Wayne Coyne is no stranger to the bubble. At Coachella 2004, the frontman for the Flaming Lips stepped inside of a giant plastic bubble and had his roadies toss him into the crowd like a human beachball. It may have been an iconic moment in Coachella's history, but it also served as an instrumental tool for safer concertgoing experiences during COVID-19.
"I couldn't really tell anybody I was doing that, because back then, people wouldn't let you do stuff. Now promoters want us to do it and beg us to do it, but back then, no one would have let do it. So I said, 'I'm just going to do it,'" he said.
On January 22 and 23, the Flaming Lips will play two sold-out Space Bubble Concerts at the Criterion club in their native Oklahoma City—except Coyne won't be the only one in a bubble. Every member of the audience will be sealed inside of individual spheres as well.
"There is a lot of condensation because it gets hot in there and stuff, but it doesn't ever really run out of air," Coyne said. "I imagine after a couple of hours, it might, with three people huffing and puffing, but what we plan on doing is every 20 minutes or so we'll check on the bubbles, especially the ones that have three people and the ones that are particularly sweaty."
The band will be sanitizing each of the 100 reusable bubbles with the "COVID Sanitizing Fogger," and audience members will be taking staggered, socially distanced bathroom breaks.

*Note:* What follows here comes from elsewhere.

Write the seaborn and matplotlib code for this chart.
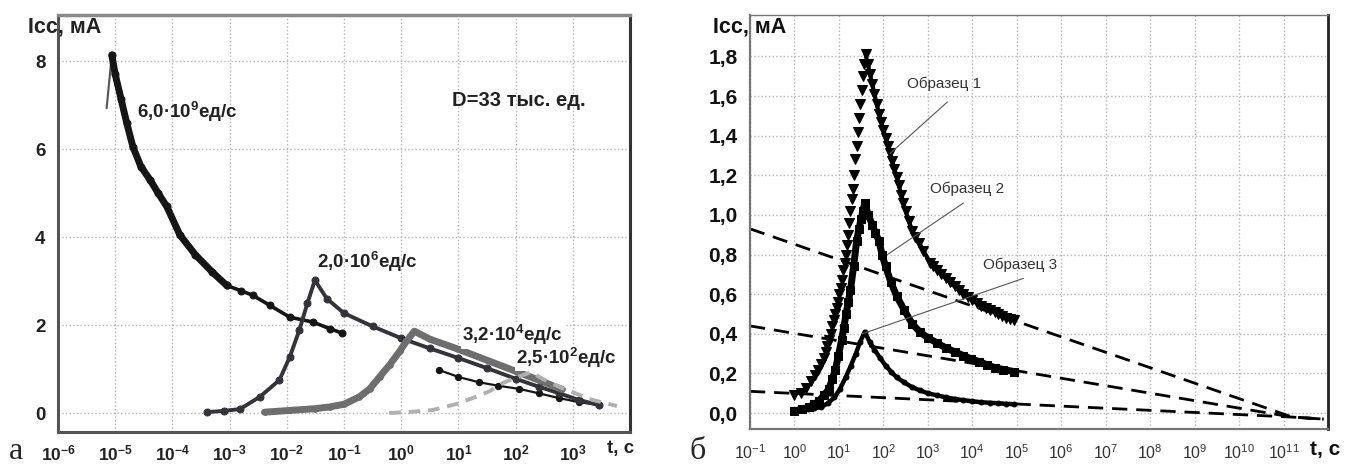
import numpy as np
import pandas as pd
import matplotlib
matplotlib.use("Agg")
import matplotlib.pyplot as plt
import seaborn as sns
from matplotlib.ticker import FixedLocator, FixedFormatter, LogLocator, MultipleLocator, NullFormatter, NullLocator

# ---------------- data: left panel (a), lg = log10(t, s), current in mA ----------------
a1_lg = [-5.15, -5.1, -5.06, -5.0, -4.9, -4.8, -4.69, -4.55, -4.39, -4.25, -4.1, -3.87,
         -3.6, -3.3, -3.05, -2.8, -2.6, -2.3, -1.95, -1.55, -1.25, -1.04]
a1_y = [6.93, 7.6, 8.14, 7.7, 7.15, 6.6, 6.05, 5.6, 5.3, 5.0, 4.7, 4.05,
        3.6, 3.2, 2.9, 2.78, 2.68, 2.45, 2.18, 2.07, 1.92, 1.82]
a1b_lg = [0.66, 1.0, 1.36, 1.7, 2.06, 2.4, 2.76, 3.1, 3.46]
a1b_y = [0.98, 0.82, 0.7, 0.62, 0.55, 0.45, 0.34, 0.25, 0.18]
a2_lg = [-3.4, -3.1, -2.82, -2.47, -2.13, -1.95, -1.78, -1.64, -1.51, -1.3, -1.0, -0.5,
         0.0, 0.5, 1.0, 1.5, 2.0, 2.4, 2.76, 3.1, 3.46]
a2_y = [0.02, 0.05, 0.09, 0.37, 0.75, 1.27, 1.89, 2.5, 3.02, 2.6, 2.27, 1.97,
        1.7, 1.47, 1.25, 1.02, 0.78, 0.6, 0.45, 0.3, 0.18]
a3_lg = [-2.39, -1.95, -1.5, -1.25, -1.0, -0.73, -0.55, -0.38, -0.2, -0.03, 0.1, 0.23,
         0.5, 1.0, 1.5, 2.0, 2.4, 2.81]
a3_y = [0.02, 0.06, 0.1, 0.14, 0.2, 0.37, 0.55, 0.82, 1.1, 1.4, 1.65, 1.86,
        1.68, 1.45, 1.2, 0.95, 0.75, 0.54]
a4_lg = [-0.21, 0.2, 0.55, 0.95, 1.31, 1.55, 1.77, 2.0, 2.27, 2.55, 2.81, 3.1, 3.34, 3.77]
a4_y = [0.0, 0.03, 0.07, 0.2, 0.37, 0.5, 0.68, 0.8, 0.93, 0.72, 0.57, 0.42, 0.3, 0.16]
a_labels = ["6,0·10$^{\\mathbf{9}}$ед/с", "2,0·10$^{\\mathbf{6}}$ед/с",
            "3,2·10$^{\\mathbf{4}}$ед/с", "2,5·10$^{\\mathbf{2}}$ед/с"]
a_xticks_exp = [-6, -5, -4, -3, -2, -1, 0, 1, 2, 3, 4]
a_yticks = [0, 2, 4, 6, 8]

# ---------------- data: right panel (б) ----------------
b1_lg = [0, 0.14, 0.27, 0.37, 0.46, 0.54, 0.6, 0.66, 0.7, 0.74, 0.78, 0.82, 0.85, 0.89,
         0.92, 0.95, 0.98, 1.01, 1.04, 1.07, 1.1, 1.13, 1.15, 1.18, 1.2, 1.23, 1.26,
         1.29, 1.31, 1.34, 1.37, 1.4, 1.42, 1.45, 1.48, 1.51, 1.54, 1.57, 1.6,
         1.65, 1.7, 1.75, 1.8, 1.85, 1.9, 1.95, 2.0, 2.05, 2.1, 2.15, 2.2, 2.25, 2.3,
         2.35, 2.4, 2.45, 2.5, 2.57, 2.65, 2.72, 2.8, 2.9, 3.05, 3.12, 3.2, 3.3, 3.4,
         3.5, 3.6, 3.7, 3.8, 3.9, 4.0, 4.1, 4.2, 4.3, 4.4, 4.5, 4.57, 4.66, 4.75, 4.84, 4.93]
b1_y = [0.09, 0.1, 0.125, 0.16, 0.19, 0.22, 0.25, 0.28, 0.31, 0.34, 0.37, 0.4, 0.44, 0.47,
        0.5, 0.53, 0.56, 0.6, 0.63, 0.67, 0.72, 0.76, 0.8, 0.85, 0.9, 0.96, 1.02,
        1.08, 1.13, 1.2, 1.28, 1.35, 1.42, 1.49, 1.56, 1.63, 1.7, 1.76, 1.81,
        1.76, 1.71, 1.66, 1.61, 1.56, 1.51, 1.47, 1.43, 1.39, 1.35, 1.31, 1.27, 1.23, 1.19,
        1.15, 1.1, 1.06, 1.02, 0.97, 0.92, 0.89, 0.86, 0.82, 0.76, 0.74, 0.72, 0.7, 0.68,
        0.66, 0.64, 0.62, 0.6, 0.585, 0.57, 0.555, 0.54, 0.53, 0.52, 0.51, 0.5, 0.49, 0.48,
        0.475, 0.47]
b2_lg = [0, 0.16, 0.32, 0.44, 0.55, 0.66, 0.77, 0.85, 0.92, 0.99, 1.06, 1.11, 1.16, 1.21,
         1.26, 1.33, 1.4, 1.45, 1.5, 1.54, 1.58, 1.66, 1.75, 1.82, 1.9, 1.97, 2.05, 2.17,
         2.3, 2.47, 2.65, 2.82, 3.0, 3.2, 3.4, 3.6, 3.8, 3.97, 4.15, 4.32, 4.5, 4.7, 4.93]
b2_y = [0.01, 0.02, 0.03, 0.045, 0.06, 0.09, 0.12, 0.17, 0.22, 0.29, 0.37, 0.43, 0.5, 0.56,
        0.62, 0.74, 0.87, 0.93, 0.98, 1.02, 1.06, 1.0, 0.95, 0.91, 0.87, 0.8, 0.74, 0.66,
        0.59, 0.52, 0.45, 0.41, 0.38, 0.355, 0.33, 0.31, 0.29, 0.275, 0.26, 0.245, 0.23,
        0.22, 0.21]
b3_lg = [0, 0.15, 0.3, 0.45, 0.6, 0.75, 0.9, 1.02, 1.15, 1.27, 1.38, 1.48, 1.58, 1.69,
         1.8, 1.92, 2.05, 2.17, 2.3, 2.47, 2.65, 2.82, 3.0, 3.2, 3.4, 3.6, 3.8, 4.0, 4.2,
         4.4, 4.57, 4.75, 4.93]
b3_y = [0.01, 0.015, 0.02, 0.025, 0.03, 0.05, 0.08, 0.12, 0.18, 0.24, 0.3, 0.36, 0.41, 0.36,
        0.32, 0.28, 0.24, 0.21, 0.18, 0.155, 0.13, 0.115, 0.1, 0.09, 0.08, 0.072, 0.065,
        0.06, 0.055, 0.052, 0.05, 0.047, 0.045]
ext_lg = [-1, 11.2, 11.9]
ext1_y = [0.93, -0.02, -0.03]
ext2_y = [0.44, -0.02, -0.03]
ext3_y = [0.11, -0.02, -0.03]
b_names = ["Образец 1", "Образец 2", "Образец 3"]
b_xticks_exp = list(range(-1, 13))
b_yticks = [0.0, 0.2, 0.4, 0.6, 0.8, 1.0, 1.2, 1.4, 1.6, 1.8]

# ---------------- style ----------------
sns.set_style("white")
plt.rcParams["font.family"] = ["Liberation Sans", "DejaVu Sans"]
plt.rcParams["mathtext.fontset"] = "custom"
plt.rcParams["mathtext.rm"] = "Liberation Sans"
plt.rcParams["mathtext.bf"] = "Liberation Sans:bold"
plt.rcParams["mathtext.it"] = "Liberation Sans:italic"

fig = plt.figure(figsize=(13.46, 4.67), dpi=100)
axL = fig.add_axes([0.0431, 0.075, 0.425, 0.893])
axR = fig.add_axes([0.5572, 0.0814, 0.4294, 0.887])


def draw(ax, lg, y, color, **kw):
    kw.setdefault("mec", color)
    sns.lineplot(x=10.0 ** np.asarray(lg), y=np.asarray(y), ax=ax, sort=False,
                 estimator=None, color=color, legend=False, **kw)


for ax in (axL, axR):
    ax.set_xscale("log")
    ax.set_axisbelow(True)
    ax.grid(True, which="major", linestyle=":", color="#b5b5b5", linewidth=1.0)
    ax.set_xlabel("")
    ax.set_ylabel("")

# ---- left panel ----
draw(axL, a1_lg[:3], a1_y[:3], "#555555", lw=1.5)
draw(axL, a1_lg[2:15], a1_y[2:15], "#151515", lw=5.0, marker="o", ms=5)
draw(axL, a1_lg[14:], a1_y[14:], "#151515", lw=2.6, marker="o", ms=5)
draw(axL, a1b_lg, a1b_y, "#151515", lw=1.6, marker="o", ms=4.5)
draw(axL, a2_lg, a2_y, "#333339", lw=2.8, marker="o", ms=5)
draw(axL, a3_lg, a3_y, "#6e6e6e", lw=5.0, marker="o", ms=4)
draw(axL, a4_lg, a4_y, "#b0b0b0", lw=2.8, linestyle=(0, (3, 2)))

axL.set_xlim(1e-6, 1e4)
axL.set_ylim(-0.43, 9.05)
axL.xaxis.set_major_locator(FixedLocator([10.0 ** k for k in a_xticks_exp]))
axL.xaxis.set_major_formatter(FixedFormatter(
    [r"$\mathbf{10^{%d}}$" % k for k in a_xticks_exp[:-1]] + [""]))
axL.xaxis.set_minor_locator(LogLocator(base=10, subs=np.arange(2, 10), numticks=40))
axL.xaxis.set_minor_formatter(NullFormatter())
axL.yaxis.set_major_locator(FixedLocator(a_yticks))
axL.yaxis.set_major_formatter(FixedFormatter([str(v) for v in a_yticks]))
axL.yaxis.set_minor_locator(MultipleLocator(0.4))
axL.tick_params(axis="both", which="major", direction="out", length=5, width=1.5,
                color="#444444", pad=4)
axL.tick_params(axis="both", which="minor", direction="out", length=3, width=1.2,
                color="#444444")
axL.tick_params(axis="x", labelsize=12.5, pad=3, labelcolor="#222222")
axL.tick_params(axis="y", labelsize=13.5, labelcolor="#222222")
for lab in axL.get_yticklabels():
    lab.set_fontweight("bold")
for s, c, w in (("left", "#555555", 2.2), ("bottom", "#555555", 2.2),
                ("top", "#8a8a8a", 2.5), ("right", "#333333", 2.2)):
    axL.spines[s].set_color(c)
    axL.spines[s].set_linewidth(w)
    axL.spines[s].set_visible(True)

tkw = dict(fontsize=13.5, fontweight="bold", color="#222222", ha="left", va="center")
axL.text(10 ** -4.62, 6.84, a_labels[0], **tkw)
axL.text(10 ** -1.48, 3.43, a_labels[1], **tkw)
axL.text(10 ** 1.07, 1.77, a_labels[2],
         bbox=dict(facecolor="white", edgecolor="none", pad=1), **tkw)
axL.text(10 ** 2.01, 1.25, a_labels[3],
         bbox=dict(facecolor="white", edgecolor="none", pad=1), **tkw)
axL.text(10 ** 0.89, 7.11, "D=33 тыс. ед.", **dict(tkw, fontsize=14.5))

fig.text(28 / 1346, 1 - 27 / 467, "Icc, мА", fontsize=15.5, fontweight="bold",
         color="#222222", ha="left", va="center")
fig.text(621 / 1346, 1 - 449 / 467, "t, c", fontsize=13.5, fontweight="bold",
         color="#222222", ha="center", va="center")
fig.text(9 / 1346, 1 - 459 / 467, "а", fontsize=23, family="Liberation Serif",
         ha="left", va="baseline")

# ---- right panel ----
pk1 = int(np.argmax(b1_y))
draw(axR, b1_lg[pk1:], b1_y[pk1:], "black", lw=3.0)
draw(axR, b1_lg, b1_y, "black", lw=0, marker="v", ms=6.5)
draw(axR, b2_lg, b2_y, "black", lw=5.0, marker="s", ms=5.5)
draw(axR, b3_lg, b3_y, "black", lw=3.2, marker="o", ms=3.5)
for ey in (ext1_y, ext2_y, ext3_y):
    draw(axR, ext_lg, ey, "black", lw=2.0, linestyle=(0, (5.5, 3.2)))

axR.set_xlim(1e-1, 1e12)
axR.set_ylim(-0.08, 2.01)
axR.xaxis.set_major_locator(FixedLocator([10.0 ** k for k in b_xticks_exp]))
axR.xaxis.set_major_formatter(FixedFormatter(
    [r"$10^{%d}$" % k for k in b_xticks_exp[:-1]] + [""]))
axR.xaxis.set_minor_locator(NullLocator())
axR.yaxis.set_major_locator(FixedLocator(b_yticks))
axR.yaxis.set_major_formatter(FixedFormatter([("%.1f" % v).replace(".", ",") for v in b_yticks]))
axR.tick_params(axis="both", which="major", direction="out", length=6, width=1.3,
                color="#666666")
axR.tick_params(axis="x", labelsize=11.5, labelcolor="#333333", pad=4)
axR.tick_params(axis="y", labelsize=15, labelcolor="#111111", pad=3)
for lab in axR.get_yticklabels():
    lab.set_fontweight("bold")
for s, c, w in (("left", "#777777", 1.6), ("bottom", "#777777", 1.6),
                ("top", "#777777", 1.0), ("right", "#222222", 2.0)):
    axR.spines[s].set_color(c)
    axR.spines[s].set_linewidth(w)
    axR.spines[s].set_visible(True)
axR.spines["top"].set_linestyle((0, (2, 1)))

akw = dict(arrowprops=dict(arrowstyle="-", color="#555555", lw=0.8, shrinkA=0, shrinkB=0))
nkw = dict(fontsize=11, color="#333333", ha="left", va="center")
axR.annotate("", xy=(10 ** 2.15, 1.31), xytext=(10 ** 3.44, 1.57), **akw)
axR.text(10 ** 2.54, 1.66, b_names[0], **nkw)
axR.annotate("", xy=(10 ** 2.09, 0.80), xytext=(10 ** 3.8, 1.06), **akw)
axR.text(10 ** 3.05, 1.13, b_names[1], **nkw)
axR.annotate("", xy=(10 ** 1.52, 0.40), xytext=(10 ** 5.15, 0.68), **akw)
axR.text(10 ** 4.25, 0.75, b_names[2], **nkw)

fig.text(713 / 1346, 1 - 27 / 467, "Icc, мА", fontsize=15.5, fontweight="bold",
         color="#111111", ha="left", va="center")
fig.text(1325 / 1346, 1 - 450 / 467, "t, c", fontsize=15, fontweight="bold",
         color="#111111", ha="center", va="center")
fig.text(690 / 1346, 1 - 459 / 467, "б", fontsize=23, family="Liberation Serif",
         ha="left", va="baseline")

fig.savefig("out.png", dpi=100)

"I would say these types of shows are safer than going to the grocery store—if only because some people at the grocery store don't think that the virus is very hazardous," he said. "But if you're in a space bubble at our show, whether or not you believe [the coronavirus] is real, whether you believe it's the worst thing in the world, it doesn't matter—you're in a space bubble, so you can't affect anybody else in the way that you would [elsewhere]."